Excluded Structures for Pinch-graphic Matroids and Tournaments

Abstract

In this thesis, we study several problems related to excluded structures in matroids and tournaments. For matroids, we focus on finding the excluded minors for pinch-graphic matroids. For tournaments, we bound the size of excluded induced subgraphs of k-degenerate tournaments and we bound the number of backedge graphs of a tournament that are P3-free or Kt-free. Furthermore, we introduce a new way to color the arcs of a tournament and we propose a conjecture that connects this coloring to tournaments that do not contain Paley tournaments as an induced subgraph.

For pinch-graphic matroids, we prove that if M is minimally non-pinch-graphic and M is not 3-connected, then |M| ≤ 20. Furthermore, we characterize all minimally non-pinch-graphic matroids that are not 3-connected. For the 3-connected case, we prove that in a special case, a 3-connected but not internally 4-connected minimally non-pinch-graphic matroid has at most 21 elements. We also improve a characterization of 3-separations in pinch-graphic matroids by Guenin and Heo.

For tournaments, we show that an excluded induced subgraph for 1-in(out)-degenerate tournaments has at most (k² + 5k + 6) / 2 vertices, and an excluded induced subgraph for 1-degenerate tournaments has at most k² + 5k + 6 vertices.

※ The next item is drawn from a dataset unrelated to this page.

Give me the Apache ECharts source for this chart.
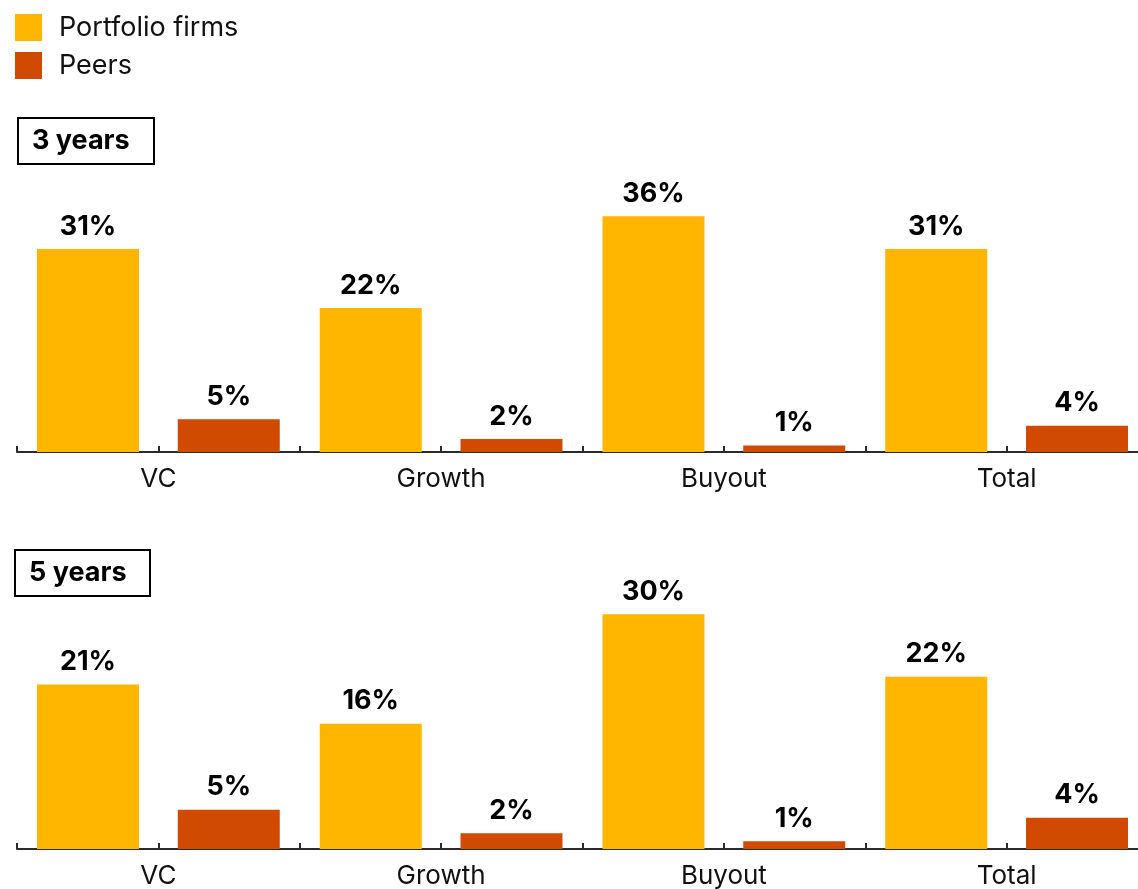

We also prove that a tournament with n vertices can have at most exponentially many P3-free or Kt-free backedge graphs, despite there being n! backedge graphs for a tournament with n vertices. We then introduce a new way to arc-color a tournament T with the corresponding chromatic number denoted as χ_Δ(T). The rule is to arc-color a tournament such that every directed cycle of length 3 gets 3 distinct colors. We prove that for tournaments T with n vertices, the growth rate of χ_Δ(T) is Θ(log n).